JERUSALEM: Israeli Prime Minister Benjamin Netanyahu on Tuesday acknowledged what he described as the steadfast support of Christians worldwide for Israel’s fight against the “forces of evil.”
Christians in Israel and the Palestinian territories were preparing for a somber wartime Christmas for the second consecutive year, with the ongoing war in the Gaza Strip casting a shadow over the season.
“You’ve stood by our side resiliently, consistently, forcefully as Israel defends our civilization against barbarism,” Netanyahu said in a video message to Christians across the world.
“We seek peace with all those who wish peace with us, but we will do whatever is necessary to defend the one and only Jewish state, the repository and the source of our common heritage.
“Israel leads the world in fighting the forces of evil and tyranny, but our battle is not yet over.

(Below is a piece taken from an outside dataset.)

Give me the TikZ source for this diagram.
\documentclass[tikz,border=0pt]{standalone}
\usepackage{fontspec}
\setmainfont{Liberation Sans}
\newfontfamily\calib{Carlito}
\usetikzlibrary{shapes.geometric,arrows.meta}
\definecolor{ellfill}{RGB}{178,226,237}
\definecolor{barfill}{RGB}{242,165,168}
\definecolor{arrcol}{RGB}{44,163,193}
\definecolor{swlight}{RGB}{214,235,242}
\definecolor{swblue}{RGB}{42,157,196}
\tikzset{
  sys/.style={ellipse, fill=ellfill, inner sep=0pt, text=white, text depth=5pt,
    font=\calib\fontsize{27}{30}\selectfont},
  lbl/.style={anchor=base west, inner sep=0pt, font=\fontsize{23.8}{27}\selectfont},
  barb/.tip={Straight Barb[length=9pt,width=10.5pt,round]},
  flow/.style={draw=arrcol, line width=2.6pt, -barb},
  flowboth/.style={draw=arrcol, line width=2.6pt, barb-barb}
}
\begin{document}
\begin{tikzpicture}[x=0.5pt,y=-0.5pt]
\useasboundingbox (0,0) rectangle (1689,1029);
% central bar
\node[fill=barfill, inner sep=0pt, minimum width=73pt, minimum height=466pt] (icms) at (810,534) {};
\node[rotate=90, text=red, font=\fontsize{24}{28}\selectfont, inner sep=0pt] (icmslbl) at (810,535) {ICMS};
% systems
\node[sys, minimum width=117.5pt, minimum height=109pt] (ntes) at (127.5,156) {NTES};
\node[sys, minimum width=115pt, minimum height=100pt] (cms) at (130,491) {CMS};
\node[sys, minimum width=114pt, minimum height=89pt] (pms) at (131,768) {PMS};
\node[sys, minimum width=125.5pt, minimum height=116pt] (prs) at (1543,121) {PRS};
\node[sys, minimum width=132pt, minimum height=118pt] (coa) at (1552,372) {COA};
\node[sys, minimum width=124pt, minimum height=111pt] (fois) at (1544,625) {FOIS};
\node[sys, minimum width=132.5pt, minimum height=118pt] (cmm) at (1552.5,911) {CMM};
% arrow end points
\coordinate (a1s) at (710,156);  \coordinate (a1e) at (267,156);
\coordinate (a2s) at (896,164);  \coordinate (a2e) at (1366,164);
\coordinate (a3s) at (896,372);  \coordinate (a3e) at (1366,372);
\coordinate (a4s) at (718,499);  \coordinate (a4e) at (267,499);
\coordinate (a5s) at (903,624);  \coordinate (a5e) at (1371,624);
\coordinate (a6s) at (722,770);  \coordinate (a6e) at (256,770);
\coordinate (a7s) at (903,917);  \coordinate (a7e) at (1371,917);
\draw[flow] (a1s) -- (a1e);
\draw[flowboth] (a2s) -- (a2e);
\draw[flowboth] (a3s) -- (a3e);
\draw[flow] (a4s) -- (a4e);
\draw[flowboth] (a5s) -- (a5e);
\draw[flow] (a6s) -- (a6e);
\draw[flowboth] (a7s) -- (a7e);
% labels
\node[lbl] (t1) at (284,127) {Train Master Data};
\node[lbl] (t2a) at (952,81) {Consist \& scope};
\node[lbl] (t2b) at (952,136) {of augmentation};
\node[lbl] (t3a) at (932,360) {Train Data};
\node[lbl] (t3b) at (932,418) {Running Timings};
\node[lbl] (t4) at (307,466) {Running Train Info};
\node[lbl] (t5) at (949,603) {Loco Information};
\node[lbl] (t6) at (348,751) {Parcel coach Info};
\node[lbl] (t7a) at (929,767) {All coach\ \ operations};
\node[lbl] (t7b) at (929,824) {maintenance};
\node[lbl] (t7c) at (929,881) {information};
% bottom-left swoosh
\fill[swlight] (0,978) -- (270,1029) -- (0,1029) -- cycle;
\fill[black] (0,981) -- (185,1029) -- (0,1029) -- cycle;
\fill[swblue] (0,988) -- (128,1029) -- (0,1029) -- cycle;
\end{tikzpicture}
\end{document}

With your support, and with God’s help, I assure you, we shall prevail,” Netanyahu said.
The war in Gaza, which erupted on October 7, 2023 following a deadly Hamas attack on Israel, has significantly impacted the Christian communities in Israel and the Palestinian territories.

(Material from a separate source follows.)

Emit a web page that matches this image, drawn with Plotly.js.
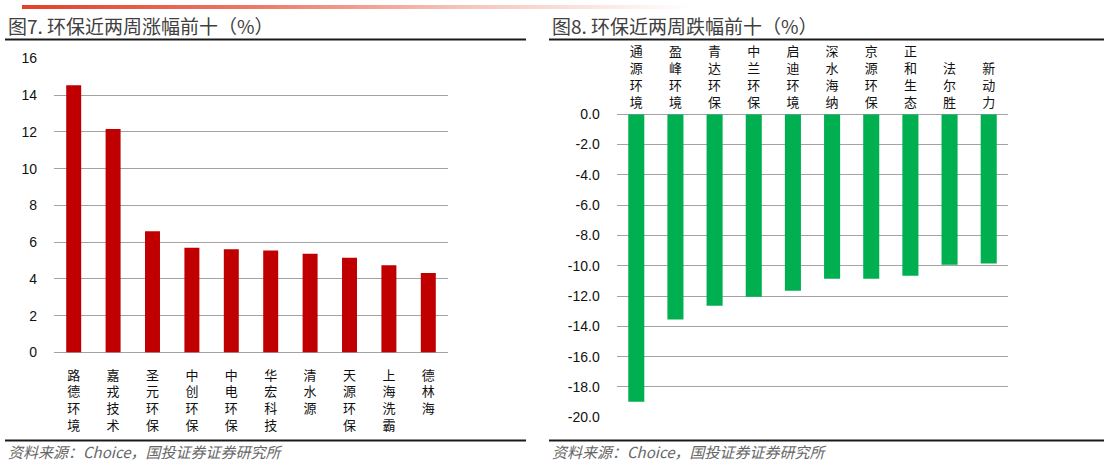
<!DOCTYPE html>
<html>
<head>
<meta charset="utf-8">
<script src="https://cdn.plot.ly/plotly-3.0.1.min.js"></script>
<style>
  html, body { margin: 0; padding: 0; background: #fff; }
  #wrap { position: relative; width: 1104px; height: 464px; overflow: hidden; }
  #chart { position: absolute; left: 0; top: 0; width: 1104px; height: 464px; }
  /* red header rule, fading out to the right */
  #rule {
    position: absolute; left: 22px; top: 5px; width: 670px; height: 4px;
    background: linear-gradient(to right, #e3402a 0%, #ec7a66 35%, #f5c2b8 65%, rgba(255,255,255,0) 100%);
    z-index: 2;
  }
</style>
</head>
<body>
<div id="wrap">
  <div id="chart"></div>
  <div id="rule"></div>
</div>
<script>
// ── Data ─────────────────────────────────────────────────────
const UP_NAMES  = ['路德环境', '嘉戎技术', '圣元环保', '中创环保', '中电环保',
                   '华宏科技', '清水源', '天源环保', '上海洗霸', '德林海'];
const UP_VALUES = [14.54, 12.15, 6.6, 5.70, 5.61, 5.55, 5.37, 5.15, 4.75, 4.33];

const DOWN_NAMES  = ['通源环境', '盈峰环境', '青达环保', '中兰环保', '启迪环境',
                     '深水海纳', '京源环保', '正和生态', '法尔胜', '新动力'];
const DOWN_VALUES = [-18.97, -13.54, -12.64, -12.04, -11.65, -10.86, -10.86, -10.66, -9.93, -9.85];

const UP_TICKS     = [0, 2, 4, 6, 8, 10, 12, 14, 16];
const DOWN_TICKS   = [0, -2, -4, -6, -8, -10, -12, -14, -16, -18, -20];
const DOWN_TICKTXT = DOWN_TICKS.map(v => (v === 0 ? '0.0' : '-' + Math.abs(v).toFixed(1)));

const TITLE_UP   = '图7. 环保近两周涨幅前十（%）';
const TITLE_DOWN = '图8. 环保近两周跌幅前十（%）';
const SOURCE     = '资料来源：Choice，国投证券证券研究所';

// ── Colours / fonts ──────────────────────────────────────────
const C = {
  red:   '#c00000',
  green: '#00b050',
  grid:  '#a3a3a3',
  rule:  '#1a1a1a',
  title: '#404040',
  src:   '#666666',
  tick:  '#111111',
};
const CJK  = '"Noto Sans CJK SC", "Noto Sans", sans-serif';
const NUM  = '"Liberation Sans", Arial, sans-serif';

const W = 1104, H = 464;
const px = x => x / W;           // pixel -> paper x
const py = y => 1 - y / H;       // pixel -> paper y

// vertical label: one character per line
const vert = s => s.split('').join('<br>');

// ── Traces ───────────────────────────────────────────────────
const traces = [
  {
    type: 'bar', x: UP_NAMES, y: UP_VALUES, xaxis: 'x', yaxis: 'y',
    width: 0.38, marker: { color: C.red }, hoverinfo: 'skip',
  },
  {
    type: 'bar', x: DOWN_NAMES, y: DOWN_VALUES, xaxis: 'x2', yaxis: 'y2',
    width: 0.41, marker: { color: C.green }, hoverinfo: 'skip',
  },
];

const catAxis = (domain, names, side, standoff) => ({
  domain, side,
  type: 'category',
  tickmode: 'array',
  tickvals: names,
  ticktext: names.map(vert),
  tickfont: { family: CJK, size: 13, color: C.tick },
  ticks: '', showgrid: false, showline: false, zeroline: false,
  ticklabelstandoff: standoff,
  fixedrange: true,
});

const valAxis = (domain, range, vals, text, anchor) => ({
  domain, range, anchor,
  tickmode: 'array', tickvals: vals, ticktext: text,
  tickfont: { family: NUM, size: 14, color: C.tick },
  ticks: '', ticklabelstandoff: 16,
  showgrid: true, gridcolor: C.grid, gridwidth: 1,
  zeroline: true, zerolinecolor: C.grid, zerolinewidth: 1,
  showline: false, fixedrange: true,
});

const layout = {
  width: W, height: H,
  margin: { t: 0, r: 0, b: 0, l: 0 },
  paper_bgcolor: '#fff', plot_bgcolor: 'rgba(0,0,0,0)',
  showlegend: false,
  xaxis:  { ...catAxis([px(54), px(448)], UP_NAMES, 'bottom', 13), anchor: 'y' },
  yaxis:  valAxis([py(352.5), py(58.3)], [0, 16], UP_TICKS, UP_TICKS.map(String), 'x'),
  xaxis2: { ...catAxis([px(616.7), px(1008.3)], DOWN_NAMES, 'top', 4), anchor: 'y2' },
  yaxis2: valAxis([py(417.3), py(114.2)], [-20, 0], DOWN_TICKS, DOWN_TICKTXT, 'x2'),
  shapes: [
    // rules under the titles and above the sources
    { type: 'line', xref: 'paper', yref: 'paper', x0: px(5),   x1: px(526), y0: py(39.5), y1: py(39.5), line: { color: C.rule, width: 2 } },
    { type: 'line', xref: 'paper', yref: 'paper', x0: px(549), x1: px(1104), y0: py(39.5), y1: py(39.5), line: { color: C.rule, width: 2 } },
    { type: 'line', xref: 'paper', yref: 'paper', x0: px(5),   x1: px(526), y0: py(440.5), y1: py(440.5), line: { color: C.rule, width: 2 } },
    { type: 'line', xref: 'paper', yref: 'paper', x0: px(549), x1: px(1104), y0: py(440.5), y1: py(440.5), line: { color: C.rule, width: 2 } },
  ],
  annotations: [
    { text: TITLE_UP,   xref: 'paper', yref: 'paper', x: px(6),   y: py(26), xanchor: 'left', yanchor: 'middle', showarrow: false,
      font: { family: CJK, size: 19, color: C.title } },
    { text: TITLE_DOWN, xref: 'paper', yref: 'paper', x: px(550), y: py(26), xanchor: 'left', yanchor: 'middle', showarrow: false,
      font: { family: CJK, size: 19, color: C.title } },
    { text: '<i>' + SOURCE + '</i>', xref: 'paper', yref: 'paper', x: px(6),   y: py(451.5), xanchor: 'left', yanchor: 'middle', showarrow: false,
      font: { family: CJK, size: 15, color: C.src } },
    { text: '<i>' + SOURCE + '</i>', xref: 'paper', yref: 'paper', x: px(550), y: py(451.5), xanchor: 'left', yanchor: 'middle', showarrow: false,
      font: { family: CJK, size: 15, color: C.src } },
  ],
};

Plotly.newPlot('chart', traces, layout, { displayModeBar: false, responsive: false, staticPlot: true });
</script>
</body>
</html>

Israel’s subsequent military campaign in Gaza has killed at least 45,317 people, a majority of them civilians, according to the health ministry in the Hamas-run territory. The figures are considered reliable by the United Nations.
Israel is home to approximately 185,000 Christians, accounting for about 1.9 percent of the population, with Arab Christians comprising nearly 76 percent of the community, according to data from the country’s Central Bureau of Statistics.
According to Palestinian officials, about 47,000 Christians reside in the Palestinian territories, including the Gaza Strip.